Ireland and the Short Chronology – Part 7

in #ireland7 years ago
  • How Old Is Newgrange? (Part 4)

~ Part 1 ~ Part 2 ~ Part 3 ~ Part 4 ~ Part 5 ~ Part 6 ~

Newgrange: Interior Passage

The second half of the nineteenth century marked a watershed in the study of Irish antiquities, for it was in these decades that the gentlemanly pursuit of antiquarianism was replaced by the science of archaeology, and the amateur antiquary yielded his place to the professional archaeologist. This was a gradual process and there was considerable overlap between these different approaches to the study of the past. Witness the Ordnance Survey of Ireland, which began in the 1830s. Its systematic and meticulous recording of the country’s historical remains epitomized the scientific method, but its leading scholars—George Petrie, John O’Donovan and Eugene O’Curry—were largely self-taught amateurs.

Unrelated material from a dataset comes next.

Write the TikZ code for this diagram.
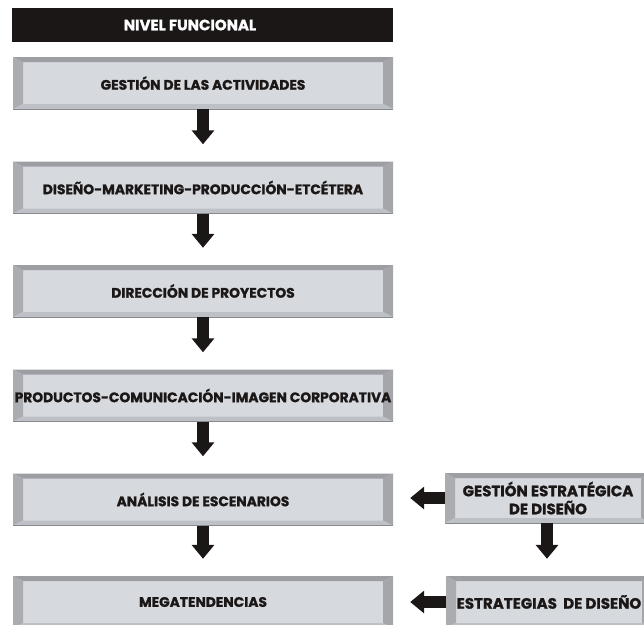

The gradual shift from antiquarianism to archaeology was not unique to Ireland: it was a European phenomenon, whose pioneers were mainly British and Danish, and it was principally visitors from abroad who were responsible for the changes that took place in Ireland. But the introduction of archaeological principles, such as Stratigraphy and the Three-Age System, met with considerable resistance from this country’s native scholars. This was mainly due to the disconnect between the two views of Irish prehistory that were emerging: the antiquarians, relying heavily on Ireland’s literary traditions, had developed a detailed picture of Irish prehistory which did not resemble even closely the picture the archaeologists were uncovering.

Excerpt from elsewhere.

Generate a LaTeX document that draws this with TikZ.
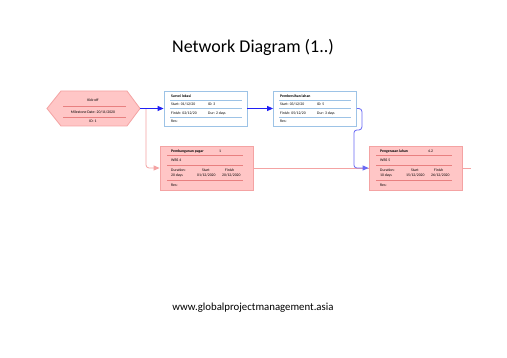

Eugene O’Curry, in particular, was skeptical of the application of these new-fangled ideas to the study of Irish antiquities. In 1854 he was appointed Professor of Irish History and Archaeology at the newly established Catholic University of Ireland, but in his lectures he made it clear that he considered history the master and archaeology the servant. Lecturing on stone axes and celts in 1860, he remarked:

Eugene O’Curry

... let me observe that nothing has been yet written to prove, or even to show any probability, that either of these kinds of stone implement was the rude creation of uncivilized man, in this or the neighbouring countries of Britain, or Scotland, or in Denmark ... I am led into these observations from circumstances that have occurred within a comparatively recent period, when opinions have been put forward, on assumed authority, to the effect that man in his uncivilized state had first recourse to weapons and tools of stone for offensive and domestic purposes, not having yet learned the art of the fusion and manufacture of metals, with which, however, he subsequently became gradually acquainted. On this assumption, the Society of Northern Antiquaries of Copenhagen were, I believe, the first who undertook the systematic classification of their great museum of national antiquities into three periods or classes, namely, “the Stone”, the “Bronze”, and the “Iron periods”, assuming that each of these classes marked a distinct period and people in the history of their country ... Such are the fundamental dogmas laid down by the northern antiquaries; dogmas laid down, I must say, without any reference whatever to historic or traditionary authority ... These very plausible archaeological dogmas of the Northern Antiquaries were received with seeming satisfaction and perfect faith by, I believe, the far greater part of the antiquarians of Europe, but perhaps less generally in Dublin than anywhere else. (O’Curry 265-267)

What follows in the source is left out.